En su obra Un templo en ruinas, sin embargo, estará todo. Está la belleza clásica más maravillosamente pintada; está el paisaje apenas modelado por las aberturas de un templo ruinoso; está la celebración histórica de la cultura y la civilización grecorromana; está la grandiosidad frente a unos seres humanos ahora embelesados por la belleza... Está la composición perfecta y los claroscuros luminosos más conseguidos por una luz dominada.
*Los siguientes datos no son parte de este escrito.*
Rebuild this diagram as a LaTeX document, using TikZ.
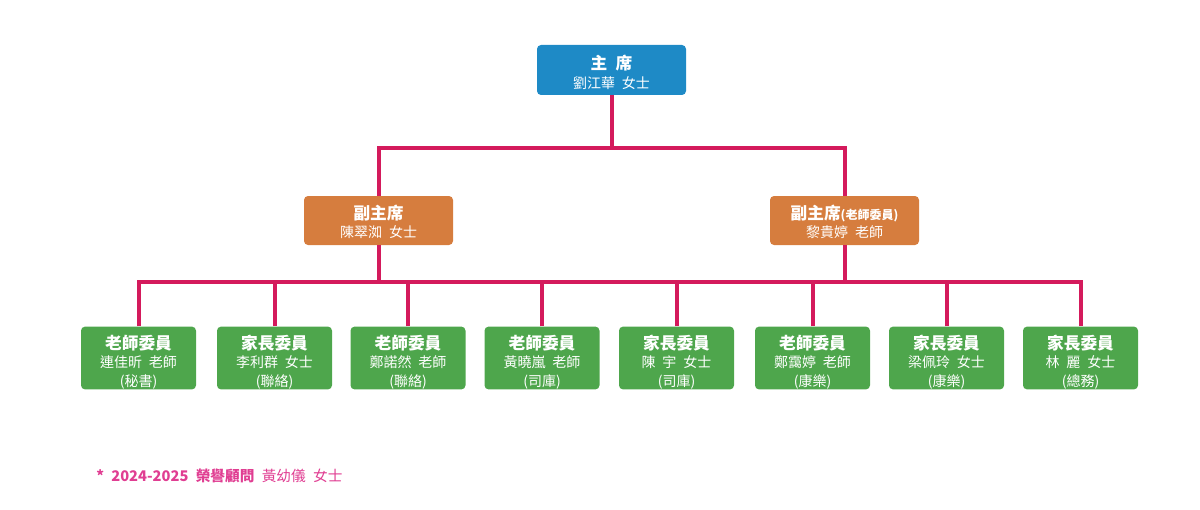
\documentclass[tikz,border=0pt]{standalone}
\usepackage{fontspec}
\setmainfont{Noto Sans CJK TC}
\definecolor{cblue}{RGB}{30,138,198}
\definecolor{corange}{RGB}{214,125,62}
\definecolor{cgreen}{RGB}{78,166,76}
\definecolor{cline}{RGB}{212,26,92}
\definecolor{cpink}{RGB}{224,62,146}
\tikzset{
  box/.style={rounded corners=3pt, text=white, align=center, inner sep=0pt,
    font=\fontsize{10.5}{14}\selectfont},
  topbox/.style={box, fill=cblue, minimum width=111.75pt, minimum height=37.5pt},
  vicebox/.style={box, fill=corange, minimum width=111.75pt, minimum height=36.75pt},
  membox/.style={box, fill=cgreen, minimum width=86.25pt, minimum height=46.5pt},
  conn/.style={draw=cline, line width=3pt, line join=miter},
}
\newcommand{\ttl}[1]{{\bfseries\fontsize{12.5}{14}\selectfont #1}}
\newcommand{\gap}{\hspace{0.5em}}
\newcommand{\up}[1]{\rule{0pt}{#1}}
\begin{document}
\begin{tikzpicture}[x=0.75pt,y=-0.75pt]
\useasboundingbox (0,0) rectangle (1200,510);
\coordinate (h1) at (0,148);
\coordinate (h2) at (0,282);
% nodes
\node[topbox] (top) at (611.5,70) {\up{14pt}\ttl{主\gap 席}\\劉江華\gap 女士};
\node[vicebox] (vl) at (378.5,220.5) {\up{13pt}\ttl{副主席}\\陳翠洳\gap 女士};
\node[vicebox] (vr) at (844.5,220.5) {\up{13pt}\ttl{副主席{\fontsize{9}{14}\selectfont(老師委員)}}\\黎貴婷\gap 老師};
\node[membox] (b1) at (138.5,358) {\up{17pt}\ttl{老師委員}\\連佳昕\gap 老師\\(秘書)};
\node[membox] (b2) at (274.5,358) {\up{17pt}\ttl{家長委員}\\李利群\gap 女士\\(聯絡)};
\node[membox] (b3) at (408,358) {\up{17pt}\ttl{老師委員}\\鄭諾然\gap 老師\\(聯絡)};
\node[membox] (b4) at (542,358) {\up{17pt}\ttl{老師委員}\\黃曉嵐\gap 老師\\(司庫)};
\node[membox] (b5) at (676.5,358) {\up{17pt}\ttl{家長委員}\\陳\gap 宇\gap 女士\\(司庫)};
\node[membox] (b6) at (812.5,358) {\up{17pt}\ttl{老師委員}\\鄭靄婷\gap 老師\\(康樂)};
\node[membox] (b7) at (946.5,358) {\up{17pt}\ttl{家長委員}\\梁佩玲\gap 女士\\(康樂)};
\node[membox] (b8) at (1080.5,358) {\up{17pt}\ttl{家長委員}\\林\gap 麗\gap 女士\\(總務)};
\node[anchor=west, text=cpink, inner sep=0pt, font=\fontsize{11}{13}\selectfont] (note) at (96,476)
  {{\bfseries *\gap 2024-2025\gap 榮譽顧問}\gap 黃幼儀\gap 女士};
% connectors
\draw[conn] (top.south) -- (top.south |- h1);
\draw[conn] (vl.north) |- (vr.north |- h1) -- (vr.north);
\draw[conn] (b1.north) |- (b8.north |- h2) -- (b8.north);
\foreach \b in {b2,b3,b4,b5,b6,b7} \draw[conn] (\b.north) -- (\b.north |- h2);
\draw[conn] (vl.south) -- (vl.south |- h2);
\draw[conn] (vr.south) -- (vr.south |- h2);
\end{tikzpicture}
\end{document}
El dominio sería, tal vez, la mejor palabra para describir la hazaña del pintor: el dominio sobre la perspectiva, sobre la luz, sobre las formas, sobre la proporción, sobre el concurso racional del desequilibrio entre la fuerza nuclear de lo construido por el hombre y el hombre mismo. Ahora aparecen esos mismos hombres aquí empequeñecidos ante la grandiosidad arquitectónica, aunque ruinosa, de una obra de Arte más que de una construcción habitable y sagrada. Sin embargo, el pintor no se ubicaba más allá de su saber artístico clásico. Aunque el prerromanticismo era un hecho, éste no se definía aún como romántico. Por otro lado, el pintor francés viviría los momentos iniciales de la Revolución, y, aunque no podemos saber la fecha de la obra, el preludio de un cambio social tan enorme como fue la Revolución francesa... ¿estaría presagiado aquí por las ruinas de un templo consagrado? Esta sería, de existir alguna, la única connotación anticipada en la pintura de lo que sería una transformación, que llevaría a la ruina muchas de las sagradas construcciones -no solo artísticas- conseguidas en la cultura occidental en Francia. 
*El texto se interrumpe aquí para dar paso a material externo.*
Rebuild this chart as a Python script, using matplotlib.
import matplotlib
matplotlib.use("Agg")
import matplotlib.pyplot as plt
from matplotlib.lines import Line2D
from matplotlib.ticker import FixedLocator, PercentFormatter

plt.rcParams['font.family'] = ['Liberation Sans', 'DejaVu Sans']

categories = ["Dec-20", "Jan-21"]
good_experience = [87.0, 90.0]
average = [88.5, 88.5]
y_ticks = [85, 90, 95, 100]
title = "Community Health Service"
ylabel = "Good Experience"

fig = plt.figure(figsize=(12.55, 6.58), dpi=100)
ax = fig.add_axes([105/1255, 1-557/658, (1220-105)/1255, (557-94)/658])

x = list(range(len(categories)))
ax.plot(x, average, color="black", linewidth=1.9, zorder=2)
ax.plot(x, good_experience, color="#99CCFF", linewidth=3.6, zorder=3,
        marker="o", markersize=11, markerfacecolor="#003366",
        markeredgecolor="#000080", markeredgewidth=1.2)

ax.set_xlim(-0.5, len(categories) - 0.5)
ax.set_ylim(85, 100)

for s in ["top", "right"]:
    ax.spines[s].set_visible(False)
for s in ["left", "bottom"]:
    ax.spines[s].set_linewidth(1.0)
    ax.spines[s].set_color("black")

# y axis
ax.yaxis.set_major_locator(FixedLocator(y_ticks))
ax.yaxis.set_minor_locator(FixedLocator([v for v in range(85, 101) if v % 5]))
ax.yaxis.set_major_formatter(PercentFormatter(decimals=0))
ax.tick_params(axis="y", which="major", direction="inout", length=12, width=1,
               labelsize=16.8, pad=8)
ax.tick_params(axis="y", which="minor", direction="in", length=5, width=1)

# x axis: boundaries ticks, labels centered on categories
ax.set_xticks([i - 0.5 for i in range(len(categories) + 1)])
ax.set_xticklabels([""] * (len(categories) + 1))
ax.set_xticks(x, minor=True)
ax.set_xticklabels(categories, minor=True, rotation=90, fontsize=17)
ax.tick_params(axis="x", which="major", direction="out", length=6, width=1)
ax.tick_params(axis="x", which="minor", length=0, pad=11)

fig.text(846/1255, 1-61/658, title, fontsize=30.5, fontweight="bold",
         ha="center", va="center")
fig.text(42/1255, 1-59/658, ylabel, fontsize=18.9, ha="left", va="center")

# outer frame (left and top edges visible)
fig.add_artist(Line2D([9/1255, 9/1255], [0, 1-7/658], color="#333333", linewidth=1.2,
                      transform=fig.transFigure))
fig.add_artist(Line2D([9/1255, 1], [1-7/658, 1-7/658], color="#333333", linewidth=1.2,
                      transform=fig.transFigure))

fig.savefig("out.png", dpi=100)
Luego de todo eso llegaría el Romanticismo, que acogería estas obras pero las emplazaría a un entorno emotivo y evanescente que transformaría por completo el Arte de pintar. Y triunfaría, a diferencia de otros estilos parecidos en modernidad que no llegaron a consolidarse (como el caso del pintor dieciochesco Giovanni Battista Tiepolo). Y triunfó porque el entorno emotivo fue impulsado además por poetas, filósofos y escritores, algo de lo que los pintores se aprovecharon maravillosamente. Y que llevaría el germen de la modernidad apenas desarrollado. Y el Arte cambiaría por completo. Porque fue ya culminado con obras como esta de Demachy, donde la perfecta línea, la extraordinaria luminosidad frente al paisaje construido por el hombre, habían llegado a su más logrado modo de ser representado. Pero la Revolución cambiaría el sesgo ingenuo de los pintores clásicos: ahora el horror habría desfigurado la simpleza o la grandeza o la belleza en aras de un mundo diferente. Por eso el Romanticismo triunfaría también, al amparo incongruente de una desazón existencial evidente. Pero ahora ya no se pintaría con la sagrada perfección proporcional a las medidas o a las combinaciones clásicas más encumbradas de belleza desapegada. No, luego, en el Romanticismo posterior a la obra de Demachy, la emotividad y el sentimiento añadieron otras cosas, las más importantes, para llegar a admirar un paisaje, una ruina, o un escenario construido y aposentado por el hombre.

(Óleo Un templo en ruinas, mediados del siglo XVIII, del pintor francés Pierre-Antoine Demachy, Colección Privada.)